There has been a long-standing and complex engagement among feminist theorists with the phenomenon of power. Over time, the parameters of this engagement have varied, but a crucial preoccupation has been the role played by power in constructing and perpetuating relationships of social, economic, and political gender inequality. Seeking to highlight, deconstruct, and challenge the existence of a social structure in which the perspectives and experiences typical of men's lives have been, and continue to be, accorded higher priority and value than are those typical of women's, feminists have turned to the concept of power to explain the existence and tenacity of this patriarchy.

Understanding Patriarchy

From the outset, though, it is clear that feminists have differed markedly both in their understanding of the origins of patriarchy and the strategies for securing its eradication. For some feminists, this system of male privilege can be explained adequately by reference to a social legacy under which men have been the principal agents and authors. Central to this, then, is an account of men's historical and present-day power to do certain things, namely to define women's identity and appropriate social role in light of men's understanding of what this is, or of what this should be. Significantly, moreover, it has been argued that this process of mediation has not been one of neutral translation, but rather one of, at best, clumsy misinterpretation and, at worst, deliberate and cynical misrepresentation. Thus, women are identified with domestic and family life, with reproduction and with passive but accessible (hetero)sexuality, and concepts of “femininity” have emerged that valorize women's vulnerability and naivety, while accompanying concepts of “masculinity” valorize men's chivalry and protectiveness (while paradoxically also sanctioning selective acts of excessive masculine aggression).

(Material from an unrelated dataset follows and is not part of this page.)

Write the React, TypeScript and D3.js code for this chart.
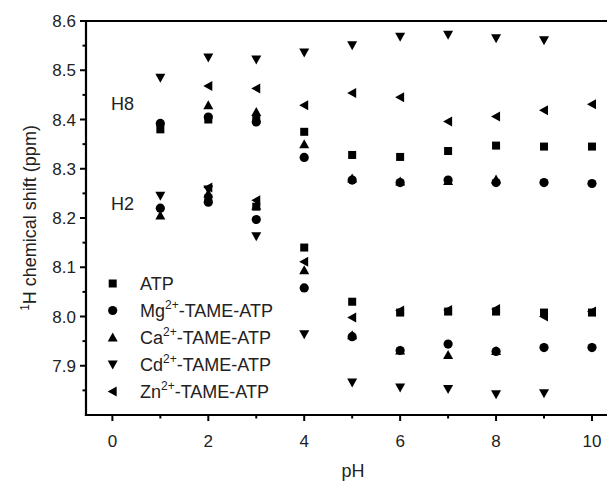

For feminists who subscribe to this position, the solution to the problem of patriarchal privilege lies in increasing women's access to, and thus involvement in, the arenas in which this power to construct gender roles and identities is exercised. Emphasizing the extent of women's sameness to men, many feminists have called for women's inclusion in public and political arenas, on the premise that this will offer women an equal opportunity to legislate for their own lives, represent their own experiences and values, and influence the constructions of masculine and feminine that have historically marginalized women. This approach has secured a number of high profile strikes against the patriarchal orthodoxy—women's access to higher education and their inclusion in the workplace, for example, have been successfully pursued through an approach that highlights the lack of any justification, grounded in gender difference, for not appointing, remunerating, and promoting women on equal terms with men. At the same time, though, a number of other feminists, despite being sympathetic to this agenda of including women in mainstream structures and institutions, have emphasized the limits of any approach that focuses on securing entitlements for women only where they can establish themselves to be “similarly situated” to men and draws attention to the peculiar aspects of the female life experience that are necessarily excluded in this process.